These presets cause very heavy CPU usage but low memory usage.
This is the equivalent of:
SHADOWMAP=false
BASESHADOWCACHESIZE=N/A
LIGHTCURTAIN=false
BASELIGHTCACHESIZE=N/A
PRECISION=0.98 (results in a slightly higher accuracy than 1 pixel)
Exclusions
SHADOWMAP
BASESHADOWCACHESIZE
LIGHTCURTAIN
BASELIGHTCACHESIZE
PRECISION
CACHEINTERPOLATEDVALUES
SKIPOVERSHADOW
MAXSKIPOVERSHADOWSTEPS
LOWERLIGHTCURTAIN
CUSTOM
Customize optimizations
If you want detailed customizations for how the shadow estimation algorithm
runs/interpolates/caches/etc then this is what you should choose. This enables manual
inputs of all of the other optimization options.
When a ray is determined to be in shadow, every DEM pixel between the original position and
the point at which the DEM intersected the ray will be marked as in shadow. We then perform no
significant work when processing a pixel that we previously determined was in
shadow. This also helps avoid unnecessary ray-DEM intersection checks (because surfaces
are not shadowed by surfaces already in shadow).
The shadow cache is allowed to grow to an unlimited size while the shadowing algorithm is
processing. This is the approximate number of elements to shrink the
shadow cache to, as periodically the caches are shrunk. The shrinking is optimized in a way that
is mostly respected, but not guaranteed.
With this option enabled, when a ray goes above the light curtain, without interesting the
elevation model first, the pixel is considered to be in light. The light curtain is
derived from previous rays that were found to be in light.
This adjusts light curtain elevation values to their theoretical minimum (the lowest
elevation the ray could have been and still been in light) instead of using the
actual ray elevation values in the light cache. This is done by subtracting the
minimum difference found between the ray and DEM when doing ray-DEM intersection tests.
Please see the program description for more information.
The light curtain cache is allowed to grow to an unlimited size while the shadowing
algorithm is processing. This is the approximate number of elements to
shrink the light caches to, as periodically the caches are shrunk. The shrinking is optimized
in a way that this is mostly respected, but not guaranteed.
Add interpolated cache entries between actual ray-DEM intersection checks. This will not
have any significant effect if your precision is 1 or less. Please see the program
description for more information.
This is a means to lessen the number of ray-DEM intersection checks by guessing the
next ray-DEM intersection location and checking if it is in shadow. If it is, the ray
is stepped farther before the next intersection test (up to MAXSKIPOVERSHADOWSTEPS
farther).
Since the ray will not make a perfectly straight line across the DEM (DEMs are
projected onto a flat surface) a linear guess as to the next intersection point degrades
in accuracy (depending on a number of factors, such as ray elevation, projection type, and
DEM accuracy). This controls how far the algorithm can guess the next intersection point
for SKIPOVERSHADOW using linear extrapolations.
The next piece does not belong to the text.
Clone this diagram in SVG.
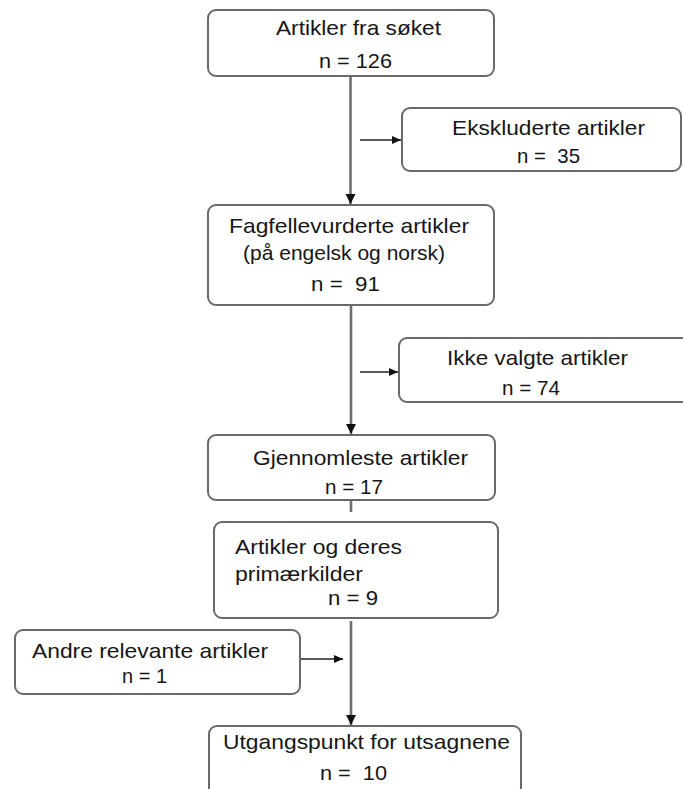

Run this program given a high resolution DEM 'localdem.cub' and the lighting
characteristics from 'ab102401.cub' to create 'shadowed.cub'
GUI Screenshot
Graphical Interface
Example of parameters in the graphical interface
Run this program using the high resolution DEM 'localdem.cub' and the lighting
characteristics from 'ab102401.cub' to create the 'shadowed.cub'
Input Images
FROM DEM
FROM DEM to do shaded relief and shadow calculations on
This is the elevation model for which the shaded relief and shadow
positions are to be computed. This is the FROM cube.
MATCH cube
MATCH image for computing the sun position
We gather the sun position from this image. In other words, we are trying
to make the DEM look like this image.
Projected MATCH image
MATCH cube projected for comparison with results
This is the MATCH cube projected into the same projection as the DEM. This is helpful
for comparing to the results of this program.
Output Images
Output Shadowed Shaded Relief
Output shaded relief with shadows
This is the result of the shadow program. This is the TO cube.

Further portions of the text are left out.